Muchas interpretaciones han pecado de displicencia y paternalismo, cuando no de una indisimulada hostilidad
Y vinieron los desengaños. En Catalunya el inmovilismo político permitió vislumbrar, brevemente, una coalición CUP-En Comú Podem que, liderada por la todoterreno Ada Colau, arrollaría en las futuribles elecciones catalanas de marzo. Sin preguntar a los afectados y obviando de antemano la voluntad expresa cupaire de apoyar un gobierno dirigido por JxS que condujera el procés soberanista. No barruntábamos que la famosa desconexión había empezado en las mentes. La participación de la CUP en un hipotético frente nacional, una idea tan vieja como Mao –el Gran Timonel sostenía que la independencia en dicho frente debía de ser “relativa” –, nos parecía tan superada como la guerra contra el Japón imperialista.
El acuerdo nos cogió con el pie cambiado. A mí, personalmente, no me seduce nada, pero intuyo que esa es la única forma posible de alcanzar hoy en día la independencia. Estos días hay quien ha intentado distinguir entre independentismo y 'procesismo' –bonito neologismo–, pero me da que sólo es un ejercicio sobre el papel. No hay que sobreactuar. Cuando Podemos apoyó la investidura de los socialistas en la Comunidad Valenciana, Aragón, Extremadura o Castilla La Mancha; del vasquismo en Navarra; e incluso facilitó el nombramiento del regionalista Revilla en Cantabria, no hubo tanto revuelto. Sí, ya, son situaciones enormemente distintas, pero todas comparten ser una muestra de los límites que impone la política institucional. Cuando no consigues asaltar los cielos, hay que elegir entre lo malo y lo menos malo. Este juego me disgusta: por eso no es mi liga. Pero no comprendo a quienes sí están en ella y pillan un berrinche.

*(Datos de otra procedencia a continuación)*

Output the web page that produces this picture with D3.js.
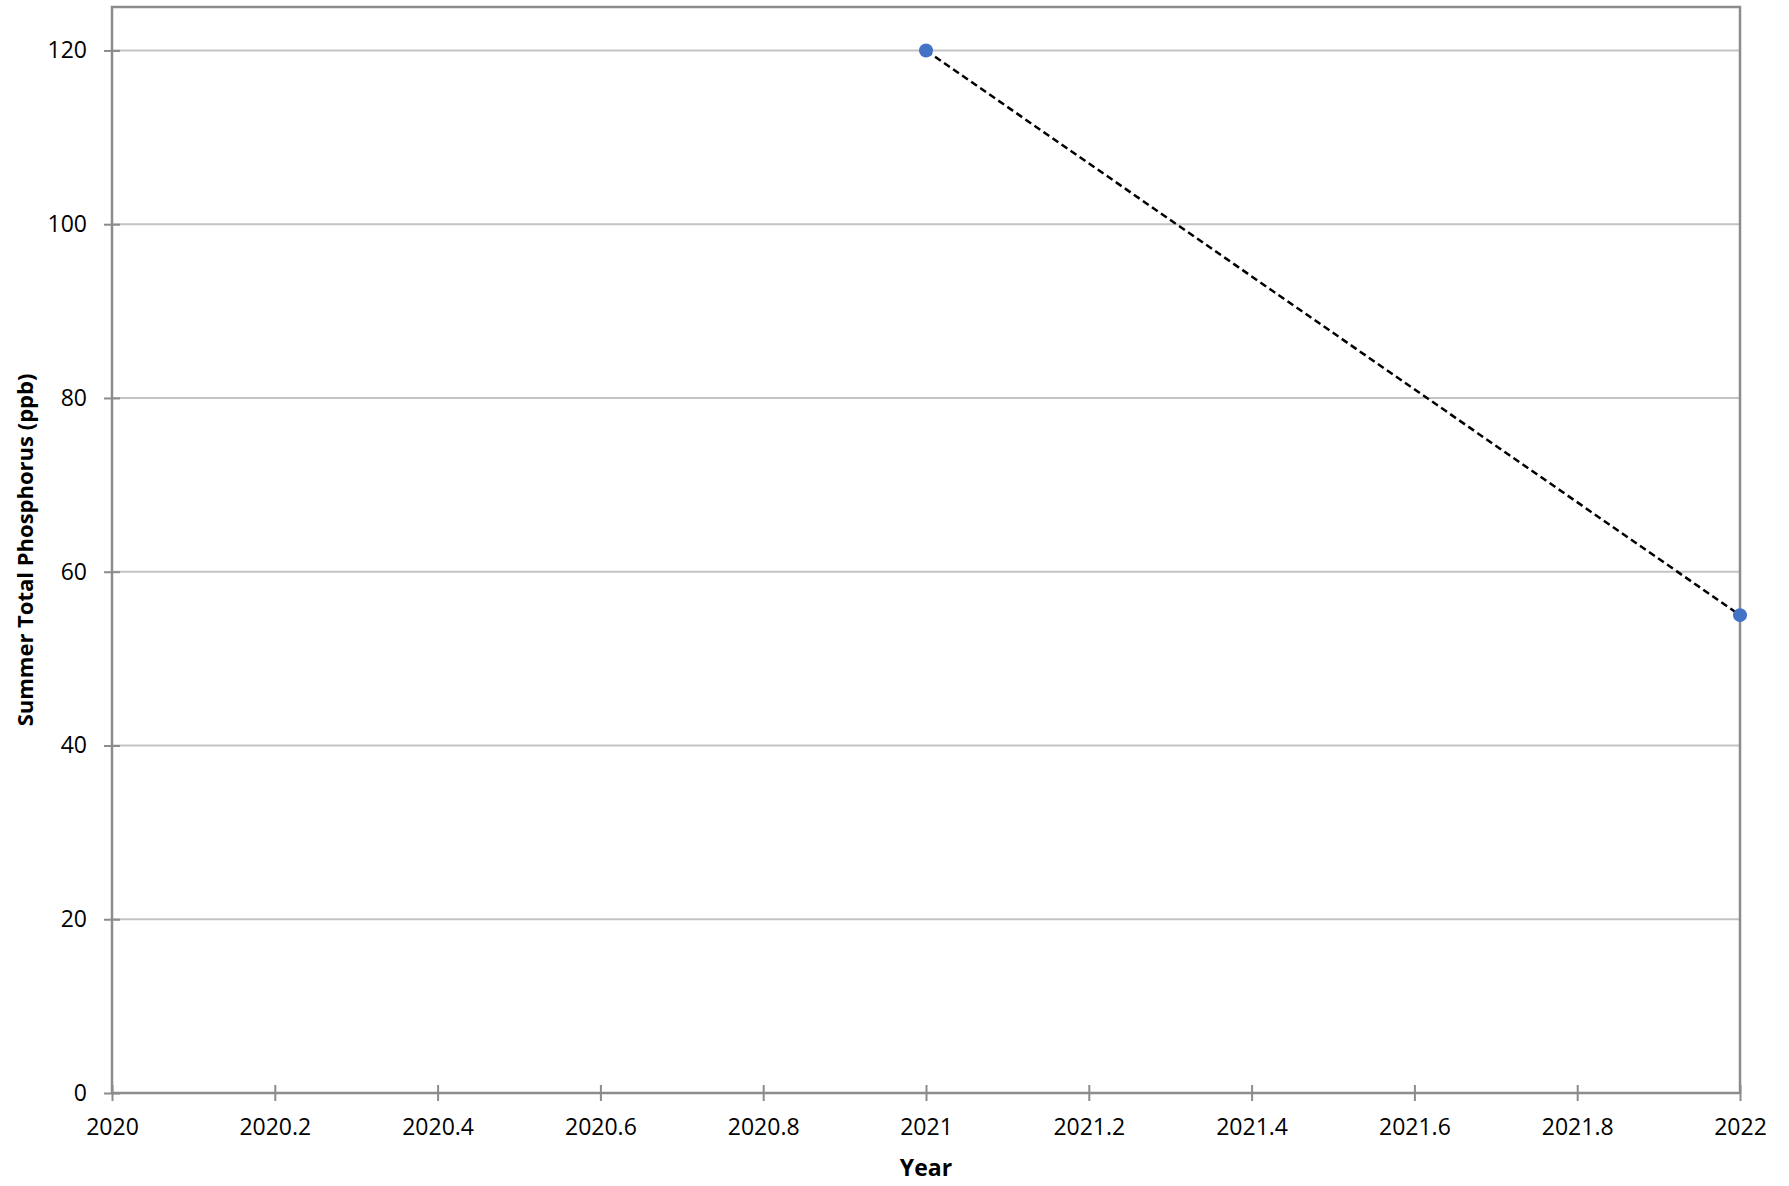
<!DOCTYPE html>
<html>
<head>
<meta charset="utf-8">
<script src="https://cdn.jsdelivr.net/npm/d3@7"></script>
<style>
  html, body { margin: 0; padding: 0; background: #fff; overflow: hidden; }
  svg { display: block; }
  text { font-family: "Open Sans", "Noto Sans", sans-serif; fill: #000; }
</style>
</head>
<body>
<svg id="chart"></svg>
<script>
// data
var years = [2021, 2022];
var phosphorus = [120, 55];
var xTicks = [2020, 2020.2, 2020.4, 2020.6, 2020.8, 2021, 2021.2, 2021.4, 2021.6, 2021.8, 2022];
var yTicks = [0, 20, 40, 60, 80, 100, 120];

var w = 1789, h = 1186,
    margin = { top: 7, right: 49, bottom: 93, left: 112 },
    innerWidth = w - margin.left - margin.right,
    innerHeight = h - margin.top - margin.bottom;

var svg = d3.select("#chart").attr("width", w).attr("height", h);
var g = svg.append("g").attr("transform", "translate(" + margin.left + "," + margin.top + ")");

var x = d3.scaleLinear().domain([2020, 2022]).range([0, innerWidth]);
var y = d3.scaleLinear().domain([0, 125]).range([innerHeight, 0]);

/* gridlines */
g.selectAll("line.grid")
  .data(yTicks.filter(function (d) { return d > 0; }))
  .enter().append("line")
    .attr("class", "grid")
    .attr("x1", 0).attr("x2", innerWidth)
    .attr("y1", function (d) { return y(d); })
    .attr("y2", function (d) { return y(d); })
    .attr("stroke", "#c3c3c3")
    .attr("stroke-width", 2);

/* frame */
g.append("rect")
  .attr("width", innerWidth).attr("height", innerHeight)
  .attr("fill", "none")
  .attr("stroke", "#8c8c8c")
  .attr("stroke-width", 2.5);

/* axes with crossing ticks */
var xAxis = g.append("g").attr("transform", "translate(0," + innerHeight + ")")
  .call(d3.axisBottom(x).tickValues(xTicks).tickSize(8).tickFormat(d3.format("")));
xAxis.select(".domain").remove();
xAxis.selectAll(".tick line").attr("y1", -8).attr("y2", 8).attr("stroke", "#8c8c8c").attr("stroke-width", 2);
xAxis.selectAll(".tick text").attr("y", 26).attr("dy", "0.71em").style("font-size", "23px");

var yAxis = g.append("g")
  .call(d3.axisLeft(y).tickValues(yTicks).tickSize(8));
yAxis.select(".domain").remove();
yAxis.selectAll(".tick line").attr("x1", -8).attr("x2", 8).attr("stroke", "#8c8c8c").attr("stroke-width", 2);
yAxis.selectAll(".tick text").attr("x", -25).style("font-size", "23px");

/* axis titles */
svg.append("text")
  .attr("x", margin.left + innerWidth / 2)
  .attr("y", 1176)
  .attr("text-anchor", "middle")
  .style("font-size", "23px").style("font-weight", "bold")
  .text("Year");

svg.append("text")
  .attr("transform", "translate(33," + (margin.top + innerHeight / 2) + ") rotate(-90)")
  .attr("text-anchor", "middle")
  .style("font-size", "22px").style("font-weight", "bold")
  .text("Summer Total Phosphorus (ppb)");

/* series */
var pts = years.map(function (d, i) { return [d, phosphorus[i]]; });
var line = d3.line().x(function (d) { return x(d[0]); }).y(function (d) { return y(d[1]); });

g.append("path")
  .datum(pts)
  .attr("d", line)
  .attr("fill", "none")
  .attr("stroke", "#000")
  .attr("stroke-width", 2.5)
  .attr("stroke-dasharray", "7,4");

g.selectAll("circle.pt")
  .data(pts)
  .enter().append("circle")
    .attr("class", "pt")
    .attr("cx", function (d) { return x(d[0]); })
    .attr("cy", function (d) { return y(d[1]); })
    .attr("r", 7)
    .attr("fill", "#4472c4");
</script>
</body>
</html>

Sí, cierto, Convergència es el partido de los recortes, el detentador de la hegemonía autonómica que, espoleado por las circunstancias y aprovechando una movilización popular, se ha puesto a la cabeza un procés en el que parece no creer. Sí, por supuesto, el pacto supedita los aspectos sociales a la cuestión nacional. Y sí, además 18 meses son suficientes para que Artur Mas –que no ha ido, ni mucho menos, a la papelera– pueda recomponer las fuerzas convergentes y se postule de nuevo a la presidencia. Para más inri, es de temer que a partir de ahora la calle esté –aún más– ensordecida. Tal vez su estrategia termine pasando factura electoral a la CUP, quizás de forma merecida. Sin embargo, siendo justos, no debemos verlo todo en blanco y negro.
Aún no he contado qué es lo que me llevó el martes a replantear mi postura. Una simple crónica parlamentaria sobre la sesión de investidura de Carles Puigdemont como nuevo president catalán. El artículo describía el discurso y los gestos que desplegó la portavoz de la CUP, Anna Gabriel. Suya fue la actitud de ambivalente del perfecto aliado circunstancial, aquel que dice que os apoyamos, pero sabed que seguimos vigilándoos de cerca, que tenemos claro que la marcha de Mas no es el gesto generoso de un soberano condescendiente, sino nuestra victoria. Por eso sonrió durante el acto. Una sonrisa palestina que debe llevarnos al resto a una revisión autocrítica.